Reports of Our Death Are Greatly Exaggerated
When we first started this blog in 2010, I wrote a lot. Three times a week was quite normal, and although that is not quite at Tim Challies’s level of content creation, it was something I found both enjoyable and (to the extent that I can tell) fruitful. My children were up very early in the morning, and I would often use that time to write about whatever theological, pastoral or missional issues took my fancy, and post them before anyone else woke up.
That continued until around 2016, when my output here dropped off a cliff because of three things which happened at the same time. One is that I took a new role as Teaching Pastor at King’s Church London, and the combination of the new role, and representing Newfrontiers more, made it feel more high stakes (and often less wise) to sound off all the time about whatever I was thinking. Another is that I started trying to read a hundred books a year, much of which happened in the early morning slot that I would otherwise have used for blogging. And the third is that I finished my PhD, which meant I was able to start writing books again (hooray), but this in turn meant that I had very limited creative capacity for shorter, often spontaneous comments on immediate issues here (boo); it also removed me from the academic environment that had sparked a lot of my posts on New Testament studies and such. So besides updates on what I was reading, announcements of the THINK conference, and the occasional longer article, I pretty much stopped posting anything.

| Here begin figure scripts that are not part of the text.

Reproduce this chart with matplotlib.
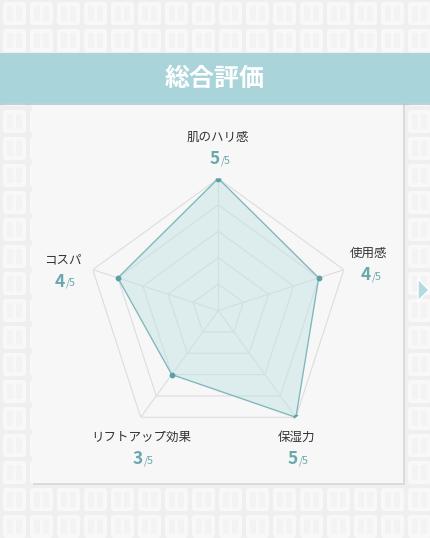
import numpy as np
import matplotlib
matplotlib.use("Agg")
import matplotlib.pyplot as plt
from matplotlib.patches import FancyBboxPatch, Rectangle, Polygon

plt.rcParams['font.family'] = ['Noto Sans CJK JP', 'DejaVu Sans']

# donnees
categories = ["肌のハリ感", "使用感", "保湿力", "リフトアップ効果", "コスパ"]
valeurs = [5, 4, 5, 3, 4]
note_max = 5
niveaux = [1, 2, 3, 4, 5]
titre = "総合評価"

W, H = 430, 538
fig = plt.figure(figsize=(W / 100, H / 100), dpi=100)
fig.patch.set_facecolor("#efefef")

# fond en pixels
fond = fig.add_axes([0, 0, 1, 1], zorder=0)
fond.set_xlim(0, W)
fond.set_ylim(H, 0)
fond.axis("off")

# carreaux du fond
for x0 in range(2, W, 27):
    for y0 in range(1, H, 27):
        fond.add_patch(FancyBboxPatch((x0 + 1, y0 + 1), 23, 23,
                                      boxstyle="round,pad=0,rounding_size=3",
                                      fc="#f8f8f8", ec="none"))
        fond.add_patch(Rectangle((x0 + 5, y0 + 5), 6, 15, fc="#f3f3f3", ec="none"))
        fond.add_patch(Rectangle((x0 + 14, y0 + 5), 6, 15, fc="#f3f3f3", ec="none"))

# carte
fond.add_patch(Rectangle((33, 104), 372, 381, fc="#dadada", ec="none"))
fond.add_patch(Rectangle((32, 100), 371, 383, fc="#f7f7f7", ec="none"))

# bandeau
fond.add_patch(Rectangle((0, 100), W, 5, fc="#8fbdc2", ec="none", alpha=0.6))
fond.add_patch(Rectangle((0, 53), W, 50, fc="#a9d5da", ec="none"))
fond.text(215, 79, titre, color="white", fontsize=18, fontweight="bold",
          ha="center", va="center")

# fleche a droite
fond.add_patch(Polygon([[418, 279], [418, 301], [429, 290]], closed=True,
                       fc="#b3dcdf", ec="white", lw=1))

# radar
cx, cy, R = 218.3, 310.5, 132
radar = fig.add_axes([(cx - R) / W, (H - cy - R) / H, 2 * R / W, 2 * R / H],
                     projection="polar", zorder=1)
radar.set_facecolor("none")
radar.set_theta_offset(np.pi / 2)
radar.set_theta_direction(-1)
radar.set_ylim(0, note_max)
radar.grid(False)
radar.spines["polar"].set_visible(False)
radar.set_xticks([])
radar.set_yticks([])

angles = np.linspace(0, 2 * np.pi, len(categories), endpoint=False)
ferme = np.concatenate([angles, angles[:1]])
for n in niveaux:
    radar.plot(ferme, [n] * len(ferme), color="#dddddd", lw=0.8, zorder=1)
for a in angles:
    radar.plot([a, a], [0, note_max], color="#dddddd", lw=0.8, zorder=1)

v = np.array(valeurs + valeurs[:1], dtype=float)
radar.fill(ferme, v, color="#c4e2e5", alpha=0.5, zorder=2)
radar.plot(ferme, v, color="#7fb6bb", lw=0.9, zorder=3)
radar.scatter(angles, valeurs, s=10, color="#5c9fa4", zorder=4)

# etiquettes
positions = [(218, 137), (369, 253), (296, 437), (141, 437), (63, 260)]
for (x, y), nom, val in zip(positions, categories, valeurs):
    fond.text(x, y, nom, fontsize=9, color="#333333", ha="center", va="center")
    fond.text(x + 2, y + 27, str(val), fontsize=12.5, fontweight="bold",
              color="#6aa8ad", ha="right", va="baseline", zorder=5)
    fond.text(x + 2.5, y + 26, "/" + str(note_max), fontsize=7.5, color="#6aa8ad",
              ha="left", va="baseline", zorder=5)

fig.savefig("out.png", dpi=100, facecolor=fig.get_facecolor())
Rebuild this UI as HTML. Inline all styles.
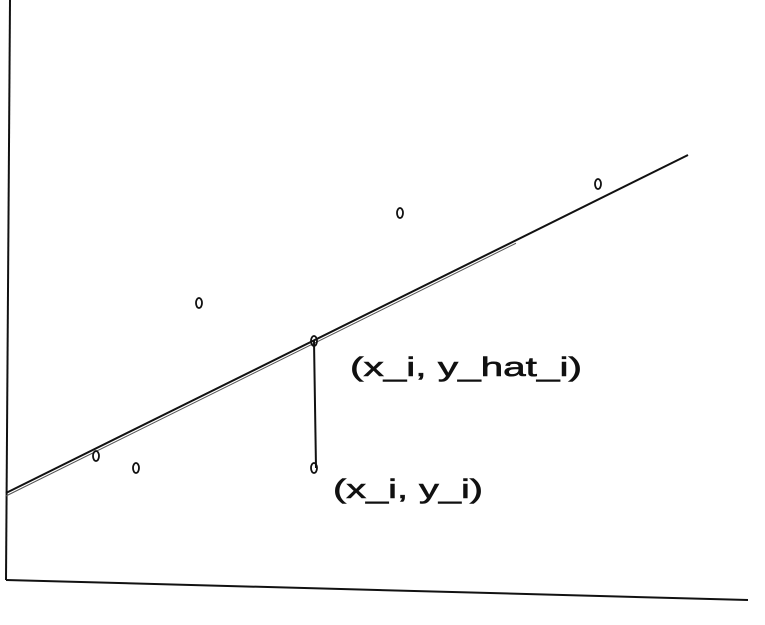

Two of those three things are still true. I am still at King’s London, and I am still writing books. But I am still hopeful that I will be able to re-engage here a bit, not least because I have now finished drafting my next two books: one on happiness, and one on Deuteronomy (of which more in due course). I am also excited about launching next year’s THINK conference, and talking about what I’m reading again, and writing about some issues I haven’t given time to for a while. And as I say, when the blog disappeared for the summer, I missed it.
All of which is to say that you may be hearing more from me in 2026-27. We shall see.